Be sure to ask questions: It’s very important to ask your plastic surgeon questions about your arm lift procedure. It’s natural to feel some anxiety, whether it’s excitement for your anticipated new look or a bit of preoperative stress. Don’t be shy about discussing these feelings with your plastic surgeon.
Following your surgery, dressings or bandages may be applied to your incisions, and your arms may be wrapped in an elastic bandage or a compression garment to minimize swelling. A small, thin tube may be temporarily placed under the skin to drain any excess blood or fluid that may collect.
You will be given specific instructions that may include: How to care for the surgical site and drains, medications to apply or take orally to aid healing and reduce the potential for infection, specific concerns to look for at the surgical site or in your general health, and when to follow up with your plastic surgeon.
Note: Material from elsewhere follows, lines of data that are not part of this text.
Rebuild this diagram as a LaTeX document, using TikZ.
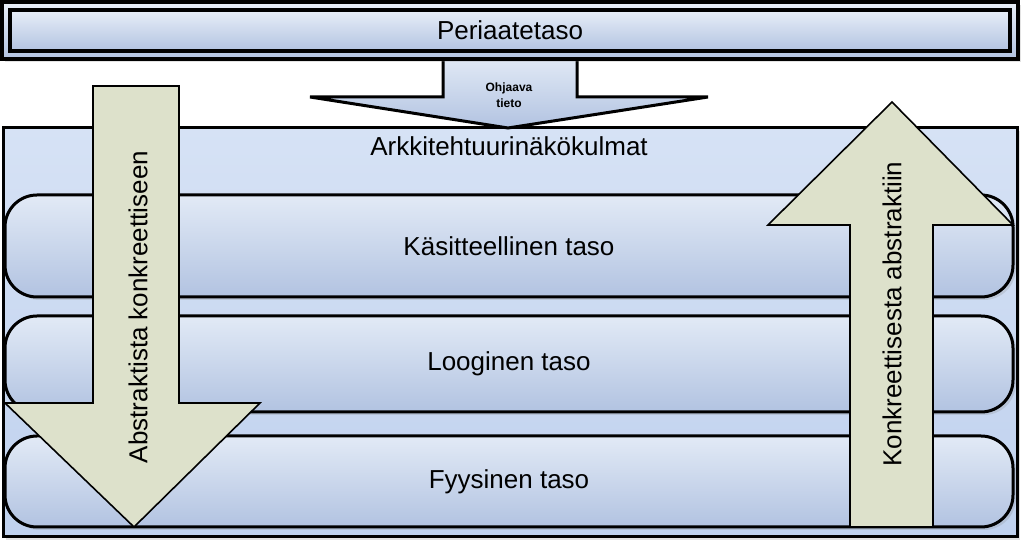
\documentclass[tikz,border=0pt]{standalone}
\usepackage{fontspec}
\setmainfont{Liberation Sans}
\usetikzlibrary{shadows}

\definecolor{tasoyla}{HTML}{E2EAF6}
\definecolor{tasoala}{HTML}{B2C3E1}
\definecolor{kehysyla}{HTML}{D6E2F5}
\definecolor{kehysala}{HTML}{BFD1EE}
\definecolor{nuoli}{HTML}{DDE1CB}

\begin{document}
\begin{tikzpicture}[x=0.5pt, y=-0.5pt,
  every node/.style={font=\fontsize{13}{15.6}\selectfont},
  varjo/.style={drop shadow={opacity=0.22, shadow xshift=1.5pt, shadow yshift=-1.5pt}},
  kehys/.style={draw, line width=1.5pt, top color=kehysyla, bottom color=kehysala, varjo},
  taso/.style={draw, line width=1.5pt, rounded corners=16pt, top color=tasoyla, bottom color=tasoala, minimum width=504pt, varjo},
  periaate/.style={draw, line width=1.6pt, top color=tasoyla!80!white, bottom color=tasoala},
  isonuoli/.style={draw, line width=0.8pt, fill=nuoli, line join=miter},
  ohjaus/.style={draw, line width=1.5pt, top color=tasoyla, bottom color=tasoala}]
  \useasboundingbox (0,0) rectangle (1024,544);

  % arkkitehtuurikehys ja tasot
  \node[kehys, minimum width=507pt, minimum height=204.5pt] (kehys) at (510,332.5) {};
  \node (arkki) at (509,146) {Arkkitehtuurinäkökulmat};
  \node[taso, minimum height=51pt] (kasite) at (509,246) {Käsitteellinen taso};
  \node[taso, minimum height=48pt] (loogi) at (509,364) {Looginen taso};
  \node[taso, minimum height=45.5pt] (fyysi) at (509,481.5) {Fyysinen taso};

  % ohjaava tieto
  \draw[ohjaus] (443,56) -- (443,97) -- (310,97) -- (508,128) -- (708,97) -- (577,97) -- (577,56);
  \node[font=\bfseries\fontsize{6}{8}\selectfont, align=center] (ohjaava) at (509,95) {Ohjaava\\tieto};

  % periaatetaso
  \node[periaate, varjo, minimum width=508pt, minimum height=28.5pt] (reuna) at (510,30.5) {};
  \node[periaate, minimum width=500pt, minimum height=20.5pt] (peria) at (510,30.5) {Periaatetaso};

  % suuntanuolet
  \draw[isonuoli] (93,86) -- (179,86) -- (179,403) -- (260,403) -- (134,527) -- (5,403) -- (93,403) -- cycle;
  \node[rotate=90] (alas) at (138,307) {Abstraktista konkreettiseen};
  \draw[isonuoli] (892,102) -- (1013,225) -- (933,225) -- (933,527) -- (850,527) -- (850,225) -- (768,225) -- cycle;
  \node[rotate=90] (ylos) at (892,314) {Konkreettisesta abstraktiin};
\end{tikzpicture}
\end{document}
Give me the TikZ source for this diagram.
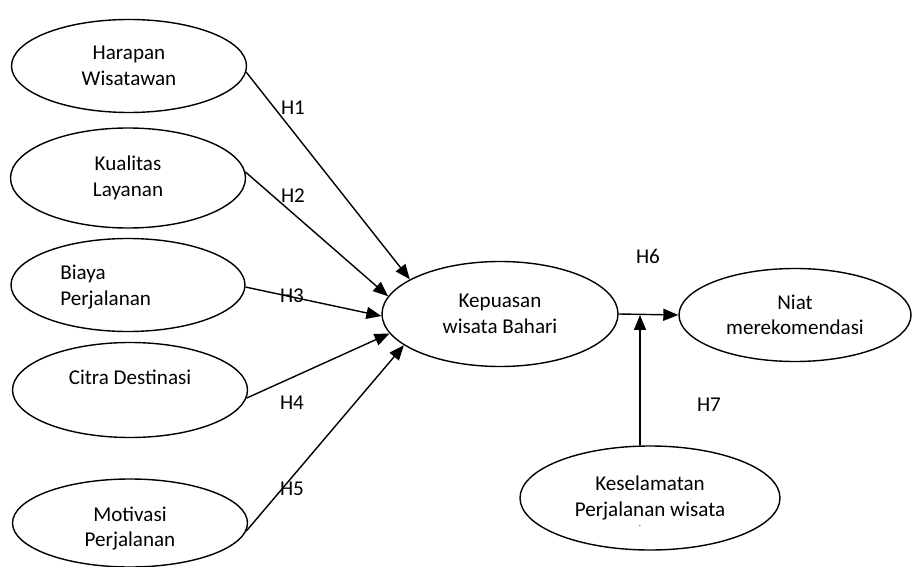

The results will be long-lasting
The results of arm lift surgery will be long-lasting, provided that you maintain a stable weight and general fitness. As your body ages, it is natural to lose some firmness, but most of your improvement should be relatively permanent.
How much will arm lift surgery cost?
Cost is always a consideration in elective surgery. Surgeon’s cost for an arm lift may vary based on his or her experience, the type of procedure used, as well as geographic office location.
Cost may include:
- Surgeon’s fee
- Hospital or surgical facility costs
- Anesthesia fees
- Prescriptions for medication
- Post-surgery garments
- Medical tests
Your satisfaction involves more than a fee
When choosing a plastic surgeon for an arm lift, remember that the surgeon’s experience and your comfort with him or her are just as important as the final cost of the surgery.
Most health insurance does not cover cosmetic surgery or its complications.
Words to know
- Arm lift: A surgical procedure, also known as brachioplasty, to correct sagging of the upper arms.
- Axilla: The underarm area.
- Brachioplasty: A surgical procedure, also known as arm lift, to correct sagging of upper arms.
- General anesthesia: Drugs and/or gases used during an operation to relieve pain and alter consciousness.
- Hematoma: Blood pooling beneath the skin.
- Intravenous sedation: Sedatives administered by injection into a vein to help you relax.
- Liposuction: Also called lipoplasty or suction lipectomy, this procedure vacuums out fat from beneath the skin’s surface to reduce fullness.
- Local anesthesia: A drug injected directly to the site of an incision during an operation to relieve pain.
- Skin laxity: Degree of loose skin.
- Sutures: Stitches used by surgeons to hold skin and tissue together.